The Indianapolis Convention & Visitors Association does not track spending related to the Colts. Suffice it to say, the amount was in the millions, and we were particularly delighted to lighten the wallets of all those Ravens and Jets fans.
Forget the academic studies show that would not be a good investment of tax dollars. Forget that a review of the Pacers contract shows that the penalty provision for early cancellation is so severe that the team has absolutely no leverage to demand the $15 million annual taxpayer gift. Welsh is in the business of ignoring facts and offering spin in its place.
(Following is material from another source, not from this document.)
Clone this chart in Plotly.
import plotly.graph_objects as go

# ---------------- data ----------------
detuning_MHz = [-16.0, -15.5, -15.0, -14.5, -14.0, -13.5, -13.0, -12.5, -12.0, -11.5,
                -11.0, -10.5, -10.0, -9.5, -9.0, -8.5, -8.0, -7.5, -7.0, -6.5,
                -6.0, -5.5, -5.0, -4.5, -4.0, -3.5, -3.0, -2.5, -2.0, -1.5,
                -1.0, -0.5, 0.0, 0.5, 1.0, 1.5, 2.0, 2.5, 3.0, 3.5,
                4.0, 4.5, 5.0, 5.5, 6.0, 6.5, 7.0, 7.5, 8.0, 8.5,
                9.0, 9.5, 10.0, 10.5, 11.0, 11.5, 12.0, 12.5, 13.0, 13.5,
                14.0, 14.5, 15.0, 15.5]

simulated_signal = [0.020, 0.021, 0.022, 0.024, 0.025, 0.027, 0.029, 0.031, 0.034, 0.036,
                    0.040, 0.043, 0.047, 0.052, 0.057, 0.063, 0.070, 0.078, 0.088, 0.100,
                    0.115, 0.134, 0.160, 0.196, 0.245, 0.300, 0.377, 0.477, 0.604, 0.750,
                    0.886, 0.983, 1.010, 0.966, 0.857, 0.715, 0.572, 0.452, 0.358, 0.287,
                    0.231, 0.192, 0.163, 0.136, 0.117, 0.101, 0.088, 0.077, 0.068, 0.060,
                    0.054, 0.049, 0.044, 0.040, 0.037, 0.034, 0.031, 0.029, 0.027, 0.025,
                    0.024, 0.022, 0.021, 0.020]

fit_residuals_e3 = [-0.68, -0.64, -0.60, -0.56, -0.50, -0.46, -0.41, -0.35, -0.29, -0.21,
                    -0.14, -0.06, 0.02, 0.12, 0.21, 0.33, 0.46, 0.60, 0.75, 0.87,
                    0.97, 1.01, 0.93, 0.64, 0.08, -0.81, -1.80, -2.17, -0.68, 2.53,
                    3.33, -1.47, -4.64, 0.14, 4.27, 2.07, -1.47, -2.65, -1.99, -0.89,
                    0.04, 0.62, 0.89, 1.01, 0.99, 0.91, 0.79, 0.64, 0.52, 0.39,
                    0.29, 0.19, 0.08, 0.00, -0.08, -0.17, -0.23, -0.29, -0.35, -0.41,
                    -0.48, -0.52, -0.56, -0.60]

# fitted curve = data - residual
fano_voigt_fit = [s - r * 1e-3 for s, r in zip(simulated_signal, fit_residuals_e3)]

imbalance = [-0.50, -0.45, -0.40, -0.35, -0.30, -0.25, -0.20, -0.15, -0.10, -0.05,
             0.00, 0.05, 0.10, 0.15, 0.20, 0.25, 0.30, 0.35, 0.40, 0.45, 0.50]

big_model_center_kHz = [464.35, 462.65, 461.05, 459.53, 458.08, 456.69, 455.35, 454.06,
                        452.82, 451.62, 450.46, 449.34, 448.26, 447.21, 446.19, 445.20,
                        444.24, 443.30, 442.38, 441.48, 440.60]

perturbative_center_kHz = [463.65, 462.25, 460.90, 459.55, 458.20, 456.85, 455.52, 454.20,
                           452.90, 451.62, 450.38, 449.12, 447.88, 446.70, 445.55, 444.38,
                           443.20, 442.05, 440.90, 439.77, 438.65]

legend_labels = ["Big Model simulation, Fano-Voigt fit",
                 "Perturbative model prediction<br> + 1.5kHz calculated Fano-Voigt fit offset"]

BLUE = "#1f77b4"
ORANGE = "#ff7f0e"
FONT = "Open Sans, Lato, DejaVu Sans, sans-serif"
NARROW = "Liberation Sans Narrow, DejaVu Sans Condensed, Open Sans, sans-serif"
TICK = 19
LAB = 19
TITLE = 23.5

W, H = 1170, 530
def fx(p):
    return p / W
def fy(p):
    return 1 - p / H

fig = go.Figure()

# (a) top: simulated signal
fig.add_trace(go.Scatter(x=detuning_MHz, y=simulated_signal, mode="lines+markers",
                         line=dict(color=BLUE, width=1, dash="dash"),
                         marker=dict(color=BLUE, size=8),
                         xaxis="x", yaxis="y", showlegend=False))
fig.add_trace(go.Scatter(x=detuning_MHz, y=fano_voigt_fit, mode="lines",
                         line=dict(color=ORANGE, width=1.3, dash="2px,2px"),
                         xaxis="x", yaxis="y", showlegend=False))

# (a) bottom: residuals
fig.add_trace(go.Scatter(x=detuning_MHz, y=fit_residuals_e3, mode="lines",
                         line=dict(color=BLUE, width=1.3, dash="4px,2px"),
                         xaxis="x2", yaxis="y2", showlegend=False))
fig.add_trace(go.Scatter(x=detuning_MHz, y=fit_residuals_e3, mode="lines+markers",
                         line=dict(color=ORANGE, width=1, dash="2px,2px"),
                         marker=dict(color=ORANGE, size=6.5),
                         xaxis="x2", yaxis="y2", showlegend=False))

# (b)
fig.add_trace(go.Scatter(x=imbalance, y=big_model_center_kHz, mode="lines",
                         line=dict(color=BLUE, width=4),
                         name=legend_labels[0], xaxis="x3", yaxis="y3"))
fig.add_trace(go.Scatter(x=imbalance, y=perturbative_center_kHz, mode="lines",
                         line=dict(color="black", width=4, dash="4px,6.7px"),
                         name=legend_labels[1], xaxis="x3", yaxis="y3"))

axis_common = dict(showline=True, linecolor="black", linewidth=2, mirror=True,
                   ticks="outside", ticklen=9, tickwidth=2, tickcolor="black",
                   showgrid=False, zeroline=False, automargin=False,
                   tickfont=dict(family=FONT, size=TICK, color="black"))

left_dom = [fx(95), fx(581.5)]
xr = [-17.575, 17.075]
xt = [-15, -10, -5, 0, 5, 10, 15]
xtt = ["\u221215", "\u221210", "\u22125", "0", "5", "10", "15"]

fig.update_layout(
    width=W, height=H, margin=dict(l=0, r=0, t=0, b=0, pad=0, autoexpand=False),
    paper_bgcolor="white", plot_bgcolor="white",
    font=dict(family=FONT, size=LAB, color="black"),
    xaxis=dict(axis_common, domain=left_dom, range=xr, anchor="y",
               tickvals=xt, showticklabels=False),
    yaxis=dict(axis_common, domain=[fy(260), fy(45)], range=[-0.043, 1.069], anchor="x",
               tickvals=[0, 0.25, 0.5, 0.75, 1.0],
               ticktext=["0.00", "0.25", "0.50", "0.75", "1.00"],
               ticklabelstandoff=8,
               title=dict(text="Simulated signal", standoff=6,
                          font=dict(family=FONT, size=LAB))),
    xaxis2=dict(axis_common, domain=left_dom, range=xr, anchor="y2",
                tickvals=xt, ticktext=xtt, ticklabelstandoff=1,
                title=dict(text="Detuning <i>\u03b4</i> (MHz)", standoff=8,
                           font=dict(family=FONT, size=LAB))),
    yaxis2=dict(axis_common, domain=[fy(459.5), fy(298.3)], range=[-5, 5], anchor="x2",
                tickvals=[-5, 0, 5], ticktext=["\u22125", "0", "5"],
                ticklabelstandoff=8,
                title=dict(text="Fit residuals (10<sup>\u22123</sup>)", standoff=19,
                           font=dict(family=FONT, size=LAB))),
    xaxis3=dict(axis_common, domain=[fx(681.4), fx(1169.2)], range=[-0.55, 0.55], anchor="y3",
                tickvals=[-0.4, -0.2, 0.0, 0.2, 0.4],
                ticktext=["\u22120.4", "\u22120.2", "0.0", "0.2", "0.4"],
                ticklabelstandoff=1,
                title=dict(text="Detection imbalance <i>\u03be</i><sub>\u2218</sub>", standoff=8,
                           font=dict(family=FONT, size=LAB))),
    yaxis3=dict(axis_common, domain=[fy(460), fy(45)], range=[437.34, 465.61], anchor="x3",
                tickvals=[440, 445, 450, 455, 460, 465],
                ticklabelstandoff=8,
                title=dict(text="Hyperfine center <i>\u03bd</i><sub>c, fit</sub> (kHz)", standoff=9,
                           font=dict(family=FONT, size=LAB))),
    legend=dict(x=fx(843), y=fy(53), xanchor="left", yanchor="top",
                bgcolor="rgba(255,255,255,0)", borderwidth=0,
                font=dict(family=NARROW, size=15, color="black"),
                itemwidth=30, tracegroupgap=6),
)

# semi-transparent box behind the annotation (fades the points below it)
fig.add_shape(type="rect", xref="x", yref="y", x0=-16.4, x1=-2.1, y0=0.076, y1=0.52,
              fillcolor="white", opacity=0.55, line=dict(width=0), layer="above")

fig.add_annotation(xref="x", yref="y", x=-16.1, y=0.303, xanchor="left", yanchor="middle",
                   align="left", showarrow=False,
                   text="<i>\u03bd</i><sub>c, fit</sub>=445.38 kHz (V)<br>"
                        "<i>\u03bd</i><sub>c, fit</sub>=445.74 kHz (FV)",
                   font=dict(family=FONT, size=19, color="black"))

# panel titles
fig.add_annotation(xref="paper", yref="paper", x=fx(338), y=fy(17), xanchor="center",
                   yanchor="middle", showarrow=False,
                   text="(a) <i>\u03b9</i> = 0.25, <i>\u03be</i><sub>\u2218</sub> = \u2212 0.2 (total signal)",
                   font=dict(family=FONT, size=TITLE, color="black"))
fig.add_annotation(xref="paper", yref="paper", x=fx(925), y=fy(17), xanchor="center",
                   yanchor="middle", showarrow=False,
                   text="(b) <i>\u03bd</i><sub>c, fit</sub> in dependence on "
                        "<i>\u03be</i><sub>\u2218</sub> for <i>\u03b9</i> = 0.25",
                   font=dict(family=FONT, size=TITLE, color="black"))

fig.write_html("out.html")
He believes his job is to get more tax dollars to the professional sports owners and to justify his $400,000 salary and benefit package which, by the way, is propped up with our tax dollars.
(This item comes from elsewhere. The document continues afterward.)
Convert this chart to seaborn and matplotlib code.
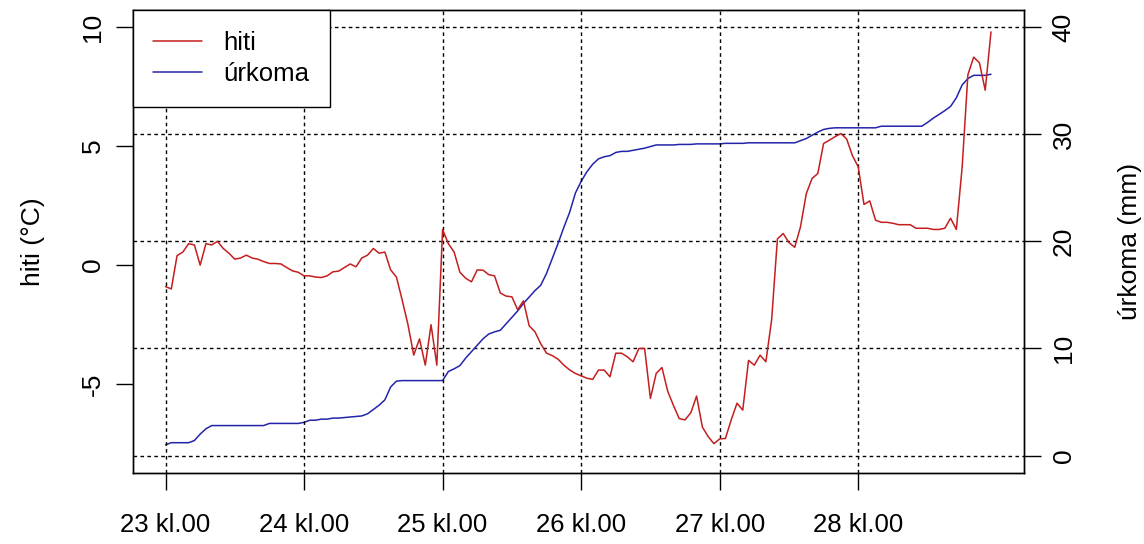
import numpy as np
import pandas as pd
import matplotlib
matplotlib.use('Agg')
import matplotlib.pyplot as plt
import seaborn as sns

# -----------------------------------------------------------
# DATA (hourly, hours from 23 kl.00)
# -----------------------------------------------------------

hours = list(range(144))

hiti = [
    -0.9, -1.0, 0.4, 0.55, 0.9, 0.85, 0.0, 0.9, 0.85, 1.0,
    0.7, 0.5, 0.25, 0.3, 0.42, 0.3, 0.25, 0.15, 0.07, 0.07,
    0.05, -0.1, -0.24, -0.3, -0.45, -0.45, -0.5, -0.52, -0.45, -0.28,
    -0.25, -0.1, 0.05, -0.07, 0.3, 0.42, 0.7, 0.5, 0.55, -0.2,
    -0.5, -1.47, -2.5, -3.78, -3.1, -4.2, -2.5, -4.2, 1.5, 0.9,
    0.55, -0.3, -0.55, -0.7, -0.2, -0.21, -0.4, -0.45, -1.17, -1.3,
    -1.33, -1.87, -1.5, -2.55, -2.8, -3.3, -3.7, -3.8, -3.95, -4.2,
    -4.4, -4.55, -4.65, -4.75, -4.8, -4.41, -4.41, -4.69, -3.7, -3.7,
    -3.85, -4.06, -3.5, -3.5, -5.6, -4.55, -4.3, -5.3, -5.9, -6.45,
    -6.5, -6.2, -5.5, -6.8, -7.2, -7.5, -7.3, -7.28, -6.5, -5.8,
    -6.09, -4.0, -4.2, -3.78, -4.06, -2.3, 1.1, 1.33, 0.95, 0.75,
    1.61, 3.0, 3.64, 3.85, 5.11, 5.25, 5.4, 5.53, 5.3, 4.6,
    4.13, 2.55, 2.7, 1.89, 1.8, 1.8, 1.76, 1.7, 1.7, 1.7,
    1.55, 1.55, 1.55, 1.5, 1.5, 1.55, 1.97, 1.5, 4.1, 8.0,
    8.74, 8.5, 7.35, 9.8,
]

urkoma = [
    1.0, 1.2, 1.2, 1.2, 1.2, 1.4, 2.0, 2.5, 2.8, 2.8,
    2.8, 2.8, 2.8, 2.8, 2.8, 2.8, 2.8, 2.8, 3.0, 3.0,
    3.0, 3.0, 3.0, 3.0, 3.1, 3.3, 3.3, 3.4, 3.4, 3.5,
    3.5, 3.55, 3.6, 3.65, 3.7, 3.9, 4.3, 4.7, 5.2, 6.4,
    6.95, 7.0, 7.0, 7.0, 7.0, 7.0, 7.0, 7.0, 7.0, 7.85,
    8.1, 8.4, 9.1, 9.7, 10.3, 10.9, 11.35, 11.55, 11.7, 12.3,
    12.9, 13.5, 14.2, 14.8, 15.4, 15.9, 17.0, 18.4, 19.8, 21.3,
    22.7, 24.5, 25.6, 26.5, 27.2, 27.7, 27.9, 28.0, 28.3, 28.4,
    28.4, 28.5, 28.6, 28.7, 28.85, 29.0, 29.0, 29.0, 29.0, 29.05,
    29.05, 29.05, 29.1, 29.1, 29.1, 29.1, 29.1, 29.15, 29.15, 29.15,
    29.15, 29.2, 29.2, 29.2, 29.2, 29.2, 29.2, 29.2, 29.2, 29.2,
    29.4, 29.6, 29.9, 30.2, 30.45, 30.55, 30.6, 30.6, 30.6, 30.6,
    30.6, 30.6, 30.6, 30.6, 30.75, 30.75, 30.75, 30.75, 30.75, 30.75,
    30.75, 30.75, 31.1, 31.5, 31.85, 32.2, 32.6, 33.4, 34.6, 35.2,
    35.5, 35.5, 35.5, 35.6,
]

day_ticks = [0, 24, 48, 72, 96, 120]
day_labels = ['23 kl.00', '24 kl.00', '25 kl.00', '26 kl.00', '27 kl.00', '28 kl.00']

hiti_lim = [-8, 10]
hiti_ticks = [-5, 0, 5, 10]
urkoma_lim = [0, 40]
urkoma_ticks = [0, 10, 20, 30, 40]

df = pd.DataFrame({'klst': hours, 'hiti': hiti, 'urkoma': urkoma})

# -----------------------------------------------------------
# STYLE
# -----------------------------------------------------------

sns.set_theme(style='ticks')
plt.rcParams['font.family'] = ['Liberation Sans', 'DejaVu Sans']
plt.rcParams['axes.unicode_minus'] = False
plt.rcParams['text.color'] = 'black'
plt.rcParams['axes.labelcolor'] = 'black'
plt.rcParams['xtick.color'] = 'black'
plt.rcParams['ytick.color'] = 'black'

RED = '#c41e1e'
BLUE = '#2424aa'
FS = 19


def r_pad(lim):
    # R style 4% axis extension
    span = lim[1] - lim[0]
    return (lim[0] - 0.04 * span, lim[1] + 0.04 * span)


fig = plt.figure(figsize=(11.44, 5.44), dpi=100)
ax = fig.add_axes([132.5 / 1144, 1 - 472.7 / 544, (1024 - 132.5) / 1144, (472.7 - 10) / 544])
ax2 = ax.twinx()

# horizontal grid follows right axis, vertical follows days
ax2.set_yticks(urkoma_ticks)
ax2.grid(axis='y', color='black', linestyle=(0, (2.6, 2.4)), linewidth=1.0)
ax.set_xticks(day_ticks)
ax.grid(axis='x', color='black', linestyle=(0, (2.6, 2.4)), linewidth=1.0)
ax.grid(axis='y', visible=False)

sns.lineplot(data=df, x='klst', y='urkoma', ax=ax2, color=BLUE, linewidth=1.1, label='úrkoma')
sns.lineplot(data=df, x='klst', y='hiti', ax=ax, color=RED, linewidth=1.1, label='hiti')

ax.set_zorder(ax2.get_zorder() + 1)
ax.patch.set_visible(False)

ax.set_xlim(r_pad([min(hours), max(hours)]))
ax.set_ylim(r_pad(hiti_lim))
ax2.set_ylim(r_pad(urkoma_lim))

ax.set_xticks(day_ticks)
ax.set_xticklabels(day_labels, fontsize=18.5)
ax.set_yticks(hiti_ticks)
ax2.set_yticks(urkoma_ticks)

ax.set_xlabel('')
ax.set_ylabel('hiti (°C)', fontsize=FS)
ax2.set_ylabel('úrkoma (mm)', fontsize=FS)
ax.yaxis.set_label_coords(-0.098, 0.5)
ax2.yaxis.set_label_coords(1.105, 0.5)

ax.tick_params(axis='x', bottom=True, length=12, width=1, pad=17)
ax.tick_params(axis='y', left=True, length=12, width=1, pad=8, labelsize=FS, labelrotation=90)
ax2.tick_params(axis='y', right=True, length=12, width=1, pad=8, labelsize=FS, labelrotation=90)
for lab in ax.get_yticklabels() + ax2.get_yticklabels():
    lab.set_va('center')

for a in (ax, ax2):
    for s in a.spines.values():
        s.set_visible(True)
        s.set_color('black')
        s.set_linewidth(1.0)

# legend
h1, l1 = ax.get_legend_handles_labels()
h2, l2 = ax2.get_legend_handles_labels()
if ax2.get_legend():
    ax2.get_legend().remove()
leg = ax.legend(h1 + h2, l1 + l2, loc='upper left', bbox_to_anchor=(0, 1),
                borderaxespad=0, fontsize=18.5, frameon=True, fancybox=False,
                edgecolor='black', framealpha=1, handlelength=1.9,
                handletextpad=0.85, labelspacing=0.3, borderpad=0.8)
leg.get_frame().set_linewidth(1.0)

fig.savefig('out.png', dpi=100)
One such academic report was done by economics professors at the University of Maryland, entitled "Professional Sports Facilities, Franchises, and Urban Economic Development." The study cites a number of reasons why professional sports are not the economic benefit to local communities that advocates claim. The number one reason is that most spending on professional sports is local discretionary spending that is simply being moved around. If folks from Carmel attending a Colts game were not spending it in downtown Indianapolis at a restaurant, they would be spending it elsewhere, perhaps taking the family out to a movie and a restaurant. There is no net increase in discretionary spending.
Facts are pesky things which Welsh is paid with our tax dollars to ignore. Don Welsh doesn't care if there are a 1000 academic studies out there saying he is wrong, he is still going to peddle his disingenous spin as a prelude to asking Indianapolis taxpayers to open their wallets yet again.